Escaping
from Burning Buildings by R. Sonist.
2. Asleep
in your rebuilt house, you dream of meeting a dead author. But not in a creepy stalkerish
way, so you shoo Mr Poe out of the kitchen. Instead, you sit down and have cake
with which dead author?
Robert
Benchley. He does a whole routine about the cake. His ghost is transparent, adding
to the mirth.
3. Would you
name six essential items for writers? If, you know, cornered and threatened with
torture.
This question
AGAIN. How many times can the same writer answer this by not answering? Six essential
items? Carpet, for lying on. Lockable door. Key to lockable door. Short fingernails
for typing. Long nights. The sense of not having enough time and knowing the time
should be filled with writing anyway.
4. Who’d win
in a fight between Count Dracula and Frankenstein’s monster? If, you know, you were
writing that scene.
Spartacus.
5. It’s the
end of a long and tiring day. You are still writing a scene. Do you see it through
to the end, even though matchsticks prop your eyelids open, or do you sleep on it
and return, refreshed, to slay that literary dragon another day?
I throw
myself bodily from the window, landing atop a passing carriage. There, on the roof,
I do battle with the minions of Professor Moriarty. It is possible to throw yourself
astrally from the window. That’s only useful if fighting ghosts.
6. You must
introduce a plot-twist. Evil twin or luggage mix-up?
Atomic
bimbo. Marginally less dangerous than the atomic bomb.
7. Let’s say
you write a bunch of books featuring an amazing recurring villain. At the end of
your latest story you have definitely absitively posolutely killed off the villain
for all time and then some. Did you pepper your narrative with clues hinting at
the chance of a villainous return in the next book?
The atomic
bimbo has the knack of surviving anything I throw at her. Oh, come on, audience.
You are making your own jokes up now.
8. You are
at sea in a lifeboat, with the barest chance of surviving the raging storm. There’s
one opportunity to save a character, drifting by this scene. Do you save the idealistic
hero or the tragic villain?
If I save
the atomic bimbo, does that make me evil?
9. It’s time
to kill a much-loved character – that pesky plot intrudes. Do you just type it up,
heartlessly, or are there any strange rituals to be performed before the deed is
done?
If this
happens in January, I take the pine tree down.
10. Embarrassing
typo time. I’m always typing thongs instead of things. One day, that’ll
land me in trouble. Care to share any wildly embarrassing typing anecdotes? If,
you know, the wrong word suddenly made something so much funnier. (My last crime
against typing lay in omitting the u from Superman.)
In promoting
another author, I almost wrote Time for a sex sighting of Suzanna Williams.

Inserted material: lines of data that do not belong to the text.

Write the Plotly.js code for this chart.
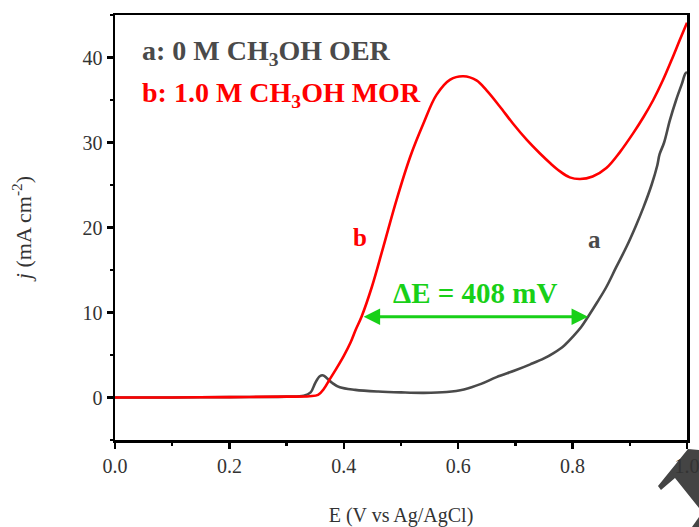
<!DOCTYPE html>
<html>
<head>
<meta charset="utf-8">
<script src="https://cdn.plot.ly/plotly-3.0.1.min.js"></script>
<style>html,body{margin:0;padding:0;background:#fff;}#chart{width:699px;height:527px;}</style>
</head>
<body>
<div id="chart"></div>
<script>
// Curve a: 0 M CH3OH (OER)
const potentialA = [0.00,0.10,0.20,0.30,0.33,0.342,0.350,0.358,0.364,0.370,0.380,0.393,0.42,0.46,0.50,0.54,0.58,0.61,0.64,0.667,0.70,0.726,0.75,0.766,0.785,0.801,0.815,0.827,0.843,0.859,0.876,0.894,0.91,0.924,0.938,0.948,0.952,0.960,0.970,0.981,0.991,0.997,1.00];
const currentA   = [0.0,0.0,0.05,0.1,0.2,0.6,1.7,2.5,2.6,2.3,1.7,1.2,0.9,0.7,0.6,0.55,0.65,0.95,1.6,2.4,3.2,3.9,4.6,5.2,6.1,7.2,8.3,9.5,11.2,13.0,15.3,17.7,20.1,22.4,25.0,27.3,28.6,30.0,32.6,35.0,36.9,38.1,38.3];
// Curve b: 1.0 M CH3OH (MOR)
const potentialB = [0.00,0.10,0.20,0.30,0.34,0.355,0.365,0.375,0.387,0.40,0.412,0.421,0.431,0.449,0.469,0.492,0.516,0.539,0.562,0.586,0.609,0.632,0.650,0.672,0.696,0.72,0.743,0.762,0.778,0.795,0.813,0.835,0.859,0.883,0.906,0.924,0.941,0.957,0.973,0.987,1.00];
const currentB   = [0.0,0.0,0.05,0.1,0.15,0.3,1.0,2.1,3.4,4.9,6.5,8.0,9.5,13.0,17.7,23.2,28.3,32.2,35.6,37.4,37.8,37.3,36.1,34.3,32.2,30.3,28.7,27.5,26.6,25.9,25.7,26.0,27.0,28.9,31.1,33.0,35.0,37.2,39.7,42.0,44.1];
// Delta E arrow (V) and its current level
const deltaStart = 0.432, deltaEnd = 0.827, deltaLevel = 9.5;
const xTicks = [0.0,0.2,0.4,0.6,0.8,1.0];
const yTicks = [0,10,20,30,40];

const serif = "'Liberation Serif','Times New Roman',serif";
const gray = '#4a4a4a', red = '#ff0000', green = '#18d018';

const traces = [
  {x: potentialA, y: currentA, mode: 'lines', line: {color: gray, width: 2.6, shape: 'spline', smoothing: 1}, hoverinfo: 'skip'},
  {x: potentialB, y: currentB, mode: 'lines', line: {color: red, width: 2.6, shape: 'spline', smoothing: 1}, hoverinfo: 'skip'}
];

function P(px, py){ return [(px-115)/572, (440-py)/425]; }
function path(pts){ return 'M ' + pts.map(p => { const q = P(p[0], p[1]); return q[0].toFixed(4)+','+q[1].toFixed(4); }).join(' L ') + ' Z'; }

const layout = {
  width: 699, height: 527,
  margin: {l: 115, r: 12, t: 15, b: 87},
  paper_bgcolor: '#fff', plot_bgcolor: '#fff',
  showlegend: false,
  font: {family: serif, color: '#222'},
  xaxis: {
    range: [0, 1.0], tickvals: xTicks, ticktext: xTicks.map(v => v.toFixed(1)),
    ticklabeloverflow: 'allow',
    ticks: 'outside', ticklen: 6, tickwidth: 2.5, tickcolor: '#000',
    minor: {dtick: 0.1, ticks: 'outside', ticklen: 3, tickwidth: 2.5, tickcolor: '#000'},
    showline: true, linecolor: '#000', linewidth: 2.5, mirror: true,
    showgrid: false, zeroline: false,
    tickfont: {family: serif, size: 20, color: '#333'},
    title: {text: 'E (V vs Ag/AgCl)', font: {family: serif, size: 20, color: '#333'}, standoff: 33}
  },
  yaxis: {
    range: [-5, 45], tickvals: yTicks,
    ticks: 'outside', ticklen: 6, tickwidth: 2.5, tickcolor: '#000',
    minor: {dtick: 5, ticks: 'outside', ticklen: 3, tickwidth: 2.5, tickcolor: '#000'},
    showline: true, linecolor: '#000', linewidth: 2.5, mirror: true,
    showgrid: false, zeroline: false,
    tickfont: {family: serif, size: 20, color: '#333'},
    title: {text: '<i>j</i> (mA cm<sup>-2</sup>)', font: {family: serif, size: 22, color: '#333'}, standoff: 45}
  },
  annotations: [
    {xref: 'paper', yref: 'paper', x: 0.043, y: 0.912, xanchor: 'left', yanchor: 'middle', showarrow: false,
     text: '<b>a: 0 M CH<sub>3</sub>OH OER</b>', font: {family: serif, size: 28, color: gray}},
    {xref: 'paper', yref: 'paper', x: 0.043, y: 0.812, xanchor: 'left', yanchor: 'middle', showarrow: false,
     text: '<b>b: 1.0 M CH<sub>3</sub>OH MOR</b>', font: {family: serif, size: 28, color: red}},
    {x: 0.428, y: 18.8, showarrow: false, text: '<b>b</b>', font: {family: serif, size: 25, color: red}},
    {x: 0.839, y: 18.6, showarrow: false, text: '<b>a</b>', font: {family: serif, size: 25, color: gray}},
    {x: 0.630, y: 12.3, showarrow: false, text: '<b>ΔE = 408 mV</b>', font: {family: serif, size: 29, color: green}},
    {x: deltaEnd, y: deltaLevel, ax: deltaStart, ay: deltaLevel, axref: 'x', ayref: 'y', xref: 'x', yref: 'y',
     text: '', showarrow: true, arrowhead: 2, startarrowhead: 2, arrowside: 'end+start', arrowsize: 1.1, startarrowsize: 1.1,
     arrowwidth: 3, arrowcolor: green, standoff: 0, startstandoff: 0}
  ],
  shapes: [
    {type: 'path', xref: 'paper', yref: 'paper', layer: 'below', line: {width: 0}, fillcolor: '#444',
     path: path([[658,486],[688,449],[699,450],[699,508],[675,478],[661,490]])},
    {type: 'path', xref: 'paper', yref: 'paper', layer: 'below', line: {width: 0}, fillcolor: '#444',
     path: path([[692,527],[699,517],[699,527]])}
  ]
};

Plotly.newPlot('chart', traces, layout, {displayModeBar: false, staticPlot: true});
</script>
</body>
</html>
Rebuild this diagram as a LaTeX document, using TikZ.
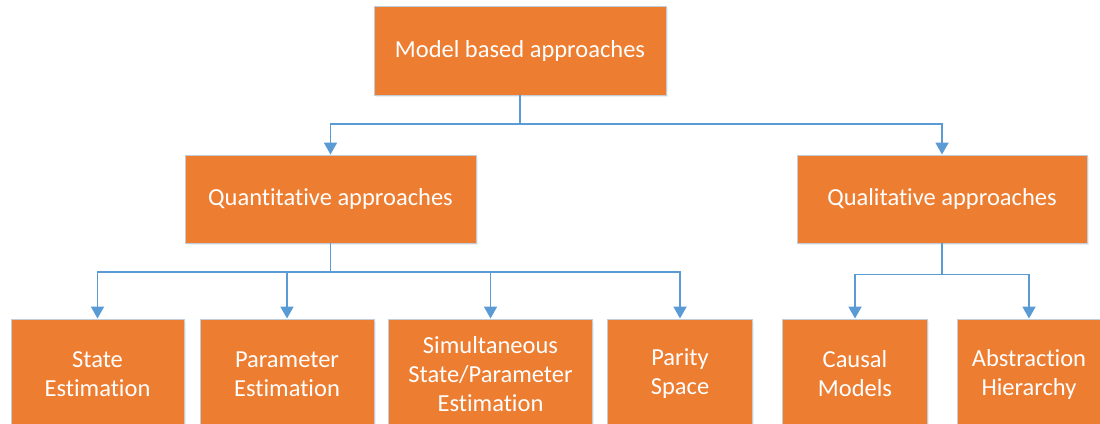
\documentclass[tikz,border=0pt]{standalone}
\usepackage{fontspec}
\setmainfont{Carlito}[RawFeature={-liga;-clig;-dlig}]
\usetikzlibrary{arrows.meta,shadows}
\definecolor{boxfill}{HTML}{ED7D31}
\definecolor{boxedge}{HTML}{C3CDD8}
\definecolor{linkblue}{HTML}{5B9BD5}
\begin{document}
\begin{tikzpicture}[x=1pt,y=-1pt,
  box/.style={rectangle, draw=boxedge, line width=0.9pt, fill=boxfill,
    text=white, align=center, inner sep=0pt,
    font=\fontsize{24.5}{29}\selectfont,
    drop shadow={opacity=0.12, shadow xshift=1.5pt, shadow yshift=-1.5pt}},
  conn/.style={draw=linkblue, line width=1.8pt,
    -{Triangle[width=13pt,length=12pt]}}]
\useasboundingbox (0,0) rectangle (1100,423);
\begin{scope}
\clip (0,0) rectangle (1100,423);
% root
\node[box, minimum width=292, minimum height=89] (root) at (520,50.5) {Model based approaches};
% second level
\node[box, minimum width=291, minimum height=88] (quant) at (330.5,199) {Quantitative approaches};
\node[box, minimum width=290, minimum height=88] (qual) at (942,199) {Qualitative approaches};
% leaves (running past the lower edge)
\node[box, minimum width=173, minimum height=110] (state) at (97.5,374) {State\\Estimation};
\node[box, minimum width=174, minimum height=110] (param) at (287,374) {Parameter\\Estimation};
\node[box, minimum width=204, minimum height=110] (simul) at (490.5,374) {Simultaneous\\State/Parameter\\Estimation};
\node[box, minimum width=145, minimum height=110] (parity) at (680,374) {Parity\\Space};
\node[box, minimum width=145, minimum height=110] (causal) at (855,374) {Causal\\Models};
\node[box, minimum width=144, minimum height=110] (abstr) at (1029,374) {Abstraction\\Hierarchy};
\end{scope}
% junction points of the elbow connectors
\coordinate (jroot) at (520,124);
\coordinate (jquant) at (330.5,272);
\coordinate (jqual) at (942,274.5);
\draw[conn] (root.south) -- (jroot) -| (quant.north);
\draw[conn] (jroot) -| (qual.north);
\draw[conn] (quant.south) -- (jquant) -| (state.north);
\draw[conn] (jquant) -| (param.north);
\draw[conn] (jquant) -| (simul.north);
\draw[conn] (jquant) -| (parity.north);
\draw[conn] (qual.south) -- (jqual) -| (causal.north);
\draw[conn] (jqual) -| (abstr.north);
\end{tikzpicture}
\end{document}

You have to go a fair bit out of your way when typing a second sighting to
get that wrong.
11. I’ve fallen
out of my chair laughing at all sorts of thongs I’ve typed. Have you?
I recall
writing of Suzanna Williams. More than
that, I dare not say, for lawyers may be summoned.
12. You take
a classic literary work and update it by throwing in rocket ships. Dare you name
that story? Pride and Prejudice on Mars. That kind of thing.
The
Solar Wind in the Willows.
13. Seen the
movie. Read the book. And your preference was for?
Cold weather
over hot.
14. Occupational
hazard of being a writer. Has a book ever fallen on your head? This may occasionally
happen to non-writers, it must be said.
Yes – 847
times.
15. Did you
ever read a series of books out of sequence?
I’ve never
started with the middle chapter.
16. You encounter
a story just as you are writing the same type of tale. Do you abandon your work,
or keep going with the other one to ensure there won’t be endless similarities?
All references
to unicorns are removed from my files. Including that reference. The word unicorns
was added by the computer, in place of unicorns.
17. Have you
ever stumbled across a Much-Loved Children’s Classic™ that you’ve never heard
of?
The
Silence of the Lambs.
18. You build
a secret passage into your story. Where?
Inside
another story. Have I given that answer already? I’ll do another answer. In the
sole of the giant’s boot. Unless Jack climbs the beanstalk to battle a barefoot
giant. Need a better answer. Inside the telephone. Modern telephones are so tiny,
there are NO electronics inside them. True. So there’s plenty of room for a secret
passage.
19. Facing
the prospect of writing erotica, you decide on a racy pen-name. And that would be…
20. On a train
a fan praises your work, mistaking you for another author. What happens next?
The bride
keeps walking, ripping half her dress off.